The photographs that Prince selected
for much of his work in the early eighties are of figures of rebellion, of pioneering
masculinity, and of seductive femininity. He stole the images of bikers, punk
rockers, Catherine Denuve, alternative youths, Superman, and criminals, among
others, most of whom suit the delinquent gesture of appropriation. The subjects
embody the fierce and the bold, the fearless, and the utterly romantic, all of
the qualities that Prince himself exhibits by selecting printed imagery and stealing
it for his own much more glamorous re-presentations.
Prince's stolen
images are re-presented in provocative ways that frequently provide some sort
fantastic power void in the original. Take for example, Super Heavy Santa,
1986, for which he juxtaposes images of Superman, heavy metal musicians and Santa
Claus. There seem to be no common ground between the subjects, but Prince's
close juxtaposition proves they each share a use of costumes. In Criminals
and Celebrities, 1986, he puts together images of outlaws and famous people.
The juxtaposition evidences the commonality - both criminals and celebrities hide
their faces from the cameras - some for shame and others for privacy.
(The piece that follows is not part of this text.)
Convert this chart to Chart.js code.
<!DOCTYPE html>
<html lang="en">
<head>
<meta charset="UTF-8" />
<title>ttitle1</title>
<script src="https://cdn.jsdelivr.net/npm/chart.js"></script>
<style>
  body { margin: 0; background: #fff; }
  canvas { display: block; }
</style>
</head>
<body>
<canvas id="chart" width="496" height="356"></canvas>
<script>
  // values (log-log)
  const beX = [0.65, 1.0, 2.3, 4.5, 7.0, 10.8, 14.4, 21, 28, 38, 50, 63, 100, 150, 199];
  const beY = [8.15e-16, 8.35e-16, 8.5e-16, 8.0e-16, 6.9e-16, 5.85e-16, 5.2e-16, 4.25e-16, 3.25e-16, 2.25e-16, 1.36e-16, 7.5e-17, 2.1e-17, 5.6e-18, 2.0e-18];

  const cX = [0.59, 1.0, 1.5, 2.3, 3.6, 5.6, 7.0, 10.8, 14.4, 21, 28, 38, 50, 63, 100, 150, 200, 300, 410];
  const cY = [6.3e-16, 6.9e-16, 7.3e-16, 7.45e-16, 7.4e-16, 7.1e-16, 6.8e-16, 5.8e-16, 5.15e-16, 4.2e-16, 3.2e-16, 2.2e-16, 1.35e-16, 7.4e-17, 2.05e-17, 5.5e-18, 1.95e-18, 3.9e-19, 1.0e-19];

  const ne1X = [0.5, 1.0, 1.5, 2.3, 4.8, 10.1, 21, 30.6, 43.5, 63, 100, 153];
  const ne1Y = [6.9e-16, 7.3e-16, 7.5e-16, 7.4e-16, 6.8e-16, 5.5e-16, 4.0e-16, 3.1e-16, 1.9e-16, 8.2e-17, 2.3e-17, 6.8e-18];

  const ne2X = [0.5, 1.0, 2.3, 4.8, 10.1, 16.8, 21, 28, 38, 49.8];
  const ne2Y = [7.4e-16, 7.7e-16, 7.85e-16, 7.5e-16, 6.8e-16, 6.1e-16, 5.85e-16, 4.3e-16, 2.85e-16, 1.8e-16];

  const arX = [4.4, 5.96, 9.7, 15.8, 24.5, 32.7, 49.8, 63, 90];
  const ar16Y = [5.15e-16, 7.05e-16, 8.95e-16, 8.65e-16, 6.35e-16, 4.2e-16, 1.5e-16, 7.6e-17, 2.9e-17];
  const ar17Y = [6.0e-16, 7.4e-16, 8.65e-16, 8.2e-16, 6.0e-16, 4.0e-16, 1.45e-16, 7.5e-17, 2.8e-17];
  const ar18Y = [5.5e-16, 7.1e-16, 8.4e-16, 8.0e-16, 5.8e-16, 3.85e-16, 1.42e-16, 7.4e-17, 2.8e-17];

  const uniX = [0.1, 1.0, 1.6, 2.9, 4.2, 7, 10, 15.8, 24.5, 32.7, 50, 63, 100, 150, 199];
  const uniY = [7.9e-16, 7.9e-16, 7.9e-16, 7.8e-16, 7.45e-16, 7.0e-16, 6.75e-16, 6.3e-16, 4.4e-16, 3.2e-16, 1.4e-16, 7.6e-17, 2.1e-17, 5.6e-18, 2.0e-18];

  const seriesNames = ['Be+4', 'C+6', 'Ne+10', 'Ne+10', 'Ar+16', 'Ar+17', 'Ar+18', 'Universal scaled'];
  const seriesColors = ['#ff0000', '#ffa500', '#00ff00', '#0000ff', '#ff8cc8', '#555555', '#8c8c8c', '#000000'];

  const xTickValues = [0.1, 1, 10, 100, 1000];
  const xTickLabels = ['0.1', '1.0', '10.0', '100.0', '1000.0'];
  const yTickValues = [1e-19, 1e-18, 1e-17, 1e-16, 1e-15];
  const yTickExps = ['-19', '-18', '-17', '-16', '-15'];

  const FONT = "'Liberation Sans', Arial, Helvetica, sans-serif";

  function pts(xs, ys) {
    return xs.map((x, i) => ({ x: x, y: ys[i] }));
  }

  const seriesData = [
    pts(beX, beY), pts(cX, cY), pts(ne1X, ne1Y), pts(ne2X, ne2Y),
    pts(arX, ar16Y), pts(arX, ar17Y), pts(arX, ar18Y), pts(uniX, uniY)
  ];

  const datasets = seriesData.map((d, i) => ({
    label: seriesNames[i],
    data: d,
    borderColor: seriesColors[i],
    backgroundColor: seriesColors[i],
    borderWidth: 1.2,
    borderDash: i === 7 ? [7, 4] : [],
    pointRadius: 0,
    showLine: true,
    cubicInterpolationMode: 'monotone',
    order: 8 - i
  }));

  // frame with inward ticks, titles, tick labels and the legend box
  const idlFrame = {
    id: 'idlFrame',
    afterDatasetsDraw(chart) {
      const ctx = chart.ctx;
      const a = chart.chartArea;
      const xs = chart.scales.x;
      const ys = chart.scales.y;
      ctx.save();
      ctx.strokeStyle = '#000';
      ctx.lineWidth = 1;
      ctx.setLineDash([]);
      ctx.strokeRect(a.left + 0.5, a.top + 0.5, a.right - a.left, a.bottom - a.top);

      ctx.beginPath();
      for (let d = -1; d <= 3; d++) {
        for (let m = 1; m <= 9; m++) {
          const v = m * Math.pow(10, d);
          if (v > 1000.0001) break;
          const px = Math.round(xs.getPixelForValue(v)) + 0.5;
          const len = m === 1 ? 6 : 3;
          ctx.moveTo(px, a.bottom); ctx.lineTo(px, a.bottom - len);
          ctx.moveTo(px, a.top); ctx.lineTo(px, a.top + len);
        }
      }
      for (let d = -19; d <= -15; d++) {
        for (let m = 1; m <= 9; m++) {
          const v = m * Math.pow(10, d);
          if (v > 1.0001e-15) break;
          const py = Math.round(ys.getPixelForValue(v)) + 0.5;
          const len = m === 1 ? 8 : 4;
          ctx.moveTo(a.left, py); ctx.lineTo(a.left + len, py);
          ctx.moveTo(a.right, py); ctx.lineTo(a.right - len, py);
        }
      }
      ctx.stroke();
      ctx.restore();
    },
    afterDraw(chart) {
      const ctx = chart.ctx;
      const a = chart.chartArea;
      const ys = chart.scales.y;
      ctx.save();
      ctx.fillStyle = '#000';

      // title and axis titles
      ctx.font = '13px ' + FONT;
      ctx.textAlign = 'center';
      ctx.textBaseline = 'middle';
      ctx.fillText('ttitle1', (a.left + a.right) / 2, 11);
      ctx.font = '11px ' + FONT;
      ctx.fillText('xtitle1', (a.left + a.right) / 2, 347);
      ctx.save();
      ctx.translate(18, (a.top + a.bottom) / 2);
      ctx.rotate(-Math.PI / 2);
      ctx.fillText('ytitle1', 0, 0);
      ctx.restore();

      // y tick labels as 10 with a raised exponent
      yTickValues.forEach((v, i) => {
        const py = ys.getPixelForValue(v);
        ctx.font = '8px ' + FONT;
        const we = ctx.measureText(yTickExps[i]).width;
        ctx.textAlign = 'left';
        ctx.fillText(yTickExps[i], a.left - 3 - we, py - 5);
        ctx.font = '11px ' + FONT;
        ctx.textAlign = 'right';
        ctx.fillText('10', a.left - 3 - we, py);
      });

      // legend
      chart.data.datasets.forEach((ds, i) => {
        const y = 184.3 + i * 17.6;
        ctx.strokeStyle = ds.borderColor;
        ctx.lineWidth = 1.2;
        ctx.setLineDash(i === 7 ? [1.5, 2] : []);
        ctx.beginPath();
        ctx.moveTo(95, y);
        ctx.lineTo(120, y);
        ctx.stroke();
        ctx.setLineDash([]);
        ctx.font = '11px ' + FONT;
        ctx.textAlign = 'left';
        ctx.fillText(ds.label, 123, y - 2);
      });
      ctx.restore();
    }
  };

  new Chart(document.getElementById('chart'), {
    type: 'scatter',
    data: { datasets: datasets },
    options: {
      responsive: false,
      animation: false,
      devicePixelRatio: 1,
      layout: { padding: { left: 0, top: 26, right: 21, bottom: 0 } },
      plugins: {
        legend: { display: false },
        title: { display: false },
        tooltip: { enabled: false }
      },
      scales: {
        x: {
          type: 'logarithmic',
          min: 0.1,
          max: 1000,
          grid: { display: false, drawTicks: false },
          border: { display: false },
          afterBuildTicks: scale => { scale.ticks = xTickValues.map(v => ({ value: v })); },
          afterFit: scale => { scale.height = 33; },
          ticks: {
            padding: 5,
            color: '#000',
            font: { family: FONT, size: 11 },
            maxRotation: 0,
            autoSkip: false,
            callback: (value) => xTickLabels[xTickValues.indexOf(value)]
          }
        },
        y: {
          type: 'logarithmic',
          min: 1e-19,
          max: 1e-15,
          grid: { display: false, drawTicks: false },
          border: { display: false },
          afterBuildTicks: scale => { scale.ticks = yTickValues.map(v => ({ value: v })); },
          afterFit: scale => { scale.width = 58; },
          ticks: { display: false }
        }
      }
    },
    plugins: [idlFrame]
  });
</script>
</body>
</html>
The
combinations in these works also reference the inconsistent jumbling of mass media,
which places all images on the same plane. In mass media, such as magazines,
Superman, heavy metalists, Santa Claus, criminals, celebrities, living rooms,
and cowboys, can all appear side by side.
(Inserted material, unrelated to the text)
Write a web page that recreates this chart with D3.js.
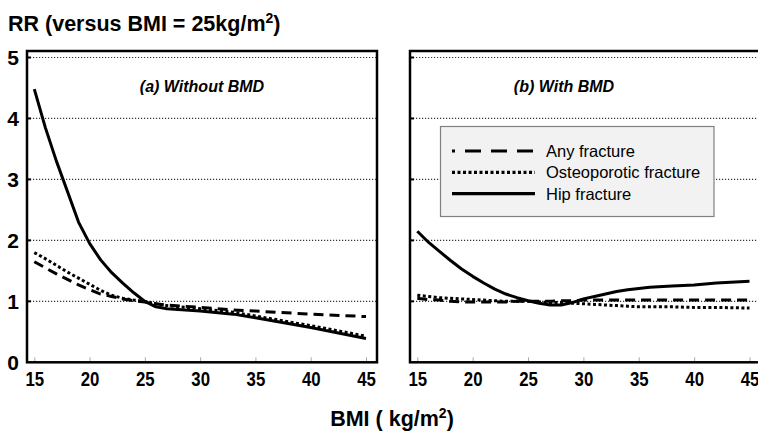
<!DOCTYPE html>
<html lang="en">
<head>
<meta charset="UTF-8">
<title>RR versus BMI</title>
<style>
  body { margin: 0; background: #fff; }
  svg { font-family: Arial, "Liberation Sans", sans-serif; }
</style>
</head>
<body>
<svg width="758" height="432"></svg>
<script src="https://d3js.org/d3.v7.min.js"></script>
<script>
// BMI points, panel (a)
var bmiA = [15,16,17,18,19,20,21,22,23,24,25,26,27,30,33,35,40,45];
var anyA   = [1.65,1.55,1.45,1.36,1.27,1.19,1.12,1.08,1.04,1.01,0.99,0.96,0.94,0.90,0.86,0.84,0.79,0.75];
var osteoA = [1.80,1.70,1.59,1.48,1.38,1.28,1.18,1.10,1.05,1.02,1.00,0.96,0.93,0.88,0.82,0.76,0.60,0.43];
var hipA   = [4.48,3.85,3.30,2.80,2.30,1.95,1.68,1.47,1.30,1.14,1.00,0.91,0.88,0.84,0.79,0.73,0.57,0.39];

// BMI points, panel (b)
var bmiB = [15,16,17,18,19,20,21,22,23,24,25,26,27,28,29,30,31,32,33,34,35,36,38,40,42,45];
var anyB   = [1.05,1.03,1.02,1.00,0.99,0.99,0.99,0.99,0.99,1.00,1.00,1.00,1.00,1.01,1.01,1.02,1.02,1.02,1.02,1.02,1.02,1.02,1.02,1.02,1.02,1.02];
var osteoB = [1.10,1.08,1.06,1.05,1.04,1.03,1.02,1.01,1.00,1.00,1.00,0.99,0.98,0.98,0.97,0.96,0.95,0.94,0.93,0.92,0.91,0.91,0.91,0.90,0.90,0.89];
var hipB   = [2.15,1.97,1.82,1.67,1.53,1.41,1.30,1.20,1.12,1.06,1.01,0.97,0.94,0.94,0.98,1.04,1.08,1.12,1.16,1.19,1.21,1.23,1.25,1.27,1.30,1.33];

var xTicks = [15,20,25,30,35,40,45];
var yTicks = [0,1,2,3,4,5];
var seriesNames = ["Any fracture", "Osteoporotic fracture", "Hip fracture"];

var dashes = {
  "Any fracture": "10,6",
  "Osteoporotic fracture": "3,2.5",
  "Hip fracture": null
};

var svg = d3.select("svg");

var y = d3.scaleLinear().domain([0, 5]).range([362.3, 57.5]);

var panels = [
  { title: "(a) Without BMD", left: 27, right: 377, x0: 34.3, x1: 366, tx: 202,
    bmi: bmiA, data: [anyA, osteoA, hipA], labels: true },
  { title: "(b) With BMD", left: 410, right: 763, x0: 417.3, x1: 749.5, tx: 564,
    bmi: bmiB, data: [anyB, osteoB, hipB], labels: false }
];

var frameTop = 51;

panels.forEach(function(p) {
  var x = d3.scaleLinear().domain([15, 45]).range([p.x0, p.x1]);
  var g = svg.append("g");

  // dotted grid
  g.selectAll(".grid")
    .data(yTicks.filter(function(d) { return d > 0; }))
    .enter().append("line")
    .attr("x1", p.left).attr("x2", p.right)
    .attr("y1", function(d) { return y(d); })
    .attr("y2", function(d) { return y(d); })
    .attr("stroke", "#333")
    .attr("stroke-width", 1.2)
    .attr("stroke-dasharray", "1.2,1.8");

  // small inward y ticks
  g.selectAll(".ytick")
    .data(yTicks.filter(function(d) { return d > 0; }))
    .enter().append("line")
    .attr("x1", p.left).attr("x2", p.left + 4)
    .attr("y1", function(d) { return y(d); })
    .attr("y2", function(d) { return y(d); })
    .attr("stroke", "#000").attr("stroke-width", 2);

  // x axis (ticks upward)
  var xAxis = d3.axisBottom(x).tickValues(xTicks).tickSize(-5).tickPadding(10);
  var ax = g.append("g")
    .attr("transform", "translate(0," + y(0) + ")")
    .call(xAxis);
  ax.select(".domain").remove();
  ax.selectAll(".tick line").attr("stroke", "#aaa").attr("stroke-width", 1);
  ax.selectAll(".tick text")
    .attr("font-size", 20)
    .attr("font-weight", "bold")
    .attr("font-family", "Arial, 'Liberation Sans', sans-serif")
    .attr("fill", "#000")
    .attr("transform", "scale(0.84,1)");

  // series lines
  var line = d3.line()
    .x(function(d) { return x(d[0]); })
    .y(function(d) { return y(d[1]); });

  p.data.forEach(function(vals, i) {
    var pts = p.bmi.map(function(b, j) { return [b, vals[j]]; });
    g.append("path")
      .datum(pts)
      .attr("d", line)
      .attr("fill", "none")
      .attr("stroke", "#000")
      .attr("stroke-width", 3)
      .attr("stroke-dasharray", dashes[seriesNames[i]])
      .attr("stroke-linejoin", "round");
  });

  // frame
  g.append("rect")
    .attr("x", p.left).attr("y", frameTop)
    .attr("width", p.right - p.left).attr("height", y(0) - frameTop)
    .attr("fill", "none")
    .attr("stroke", "#000")
    .attr("stroke-width", 2.5);

  // panel title
  g.append("text")
    .attr("x", p.tx).attr("y", 92)
    .attr("text-anchor", "middle")
    .attr("font-size", 16)
    .attr("font-weight", "bold")
    .attr("font-style", "italic")
    .text(p.title);

  // y labels on left panel only
  if (p.labels) {
    g.selectAll(".ylab")
      .data(yTicks)
      .enter().append("text")
      .attr("x", 19)
      .attr("y", function(d) { return y(d); })
      .attr("dy", "0.36em")
      .attr("text-anchor", "end")
      .attr("font-size", 21)
      .attr("font-weight", "bold")
      .text(function(d) { return d; });
  }
});

// legend
var lg = svg.append("g");
lg.append("rect")
  .attr("x", 440.5).attr("y", 126.5)
  .attr("width", 273.5).attr("height", 90)
  .attr("fill", "#f2f2f2")
  .attr("stroke", "#808080")
  .attr("stroke-width", 1.2);

var legendDash = { "Any fracture": ["16,10", 13], "Osteoporotic fracture": ["3,2.5", 0], "Hip fracture": [null, 0] };

seriesNames.forEach(function(name, i) {
  var ly = 151 + i * 21.3;
  lg.append("line")
    .attr("x1", 452).attr("x2", 535)
    .attr("y1", ly).attr("y2", ly)
    .attr("stroke", "#000")
    .attr("stroke-width", 3.2)
    .attr("stroke-dasharray", legendDash[name][0])
    .attr("stroke-dashoffset", legendDash[name][1]);
  lg.append("text")
    .attr("x", 546).attr("y", ly)
    .attr("dy", "0.36em")
    .attr("font-size", 16.5)
    .text(name);
});

// axis titles
var t1 = svg.append("text")
  .attr("x", 8).attr("y", 31)
  .attr("font-size", 21.5)
  .attr("font-weight", "bold");
t1.append("tspan").text("RR (versus BMI = 25kg/m");
t1.append("tspan").attr("font-size", 14).attr("dy", -8).text("2");
t1.append("tspan").attr("dy", 8).text(")");

var t2 = svg.append("text")
  .attr("x", 392).attr("y", 426)
  .attr("text-anchor", "middle")
  .attr("font-size", 21.5)
  .attr("font-weight", "bold");
t2.append("tspan").text("BMI ( kg/m");
t2.append("tspan").attr("font-size", 14).attr("dy", -8).text("2");
t2.append("tspan").attr("dy", 8).text(")");
</script>
</body>
</html>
Prince's arbitrary juxtapositioning
however, is made in clean and uniform in grid like patters that imply the overarching
order of the printed world. He is careful to arrange his individual images
in lines, boxes or rows. His system mimics the shape of columns in magazines.
He applies the mindset of a graphic designer or layout artist. A great example
of this is Velvet Beach, 1984-5. In this work, Prince presents twelve boxed
images of waves. Each image shows the wave with white water in the action
of breaking, at a tumultuous climactic and chaotic moment. The images are
arranged however to form a uniform rectangle with consistent white space between
them. The look is like a magazine layout.
At the turn of the century, Prince published his writing and began to create paintings
of text and images. He pairs a joke, which is an appropriated textual social
property, with cartoon like iconography and abstract gestural painting.
The jokes are sometimes incomplete or at their climactic moment. They are
often crass or culturally outdated. The works, though aesthetically different
than his early photography, share a common intention to evoke familiarity and
shock. The artist also continued to re-purpose existing photographs, including
those given to him by celebrities in the series, "All the best."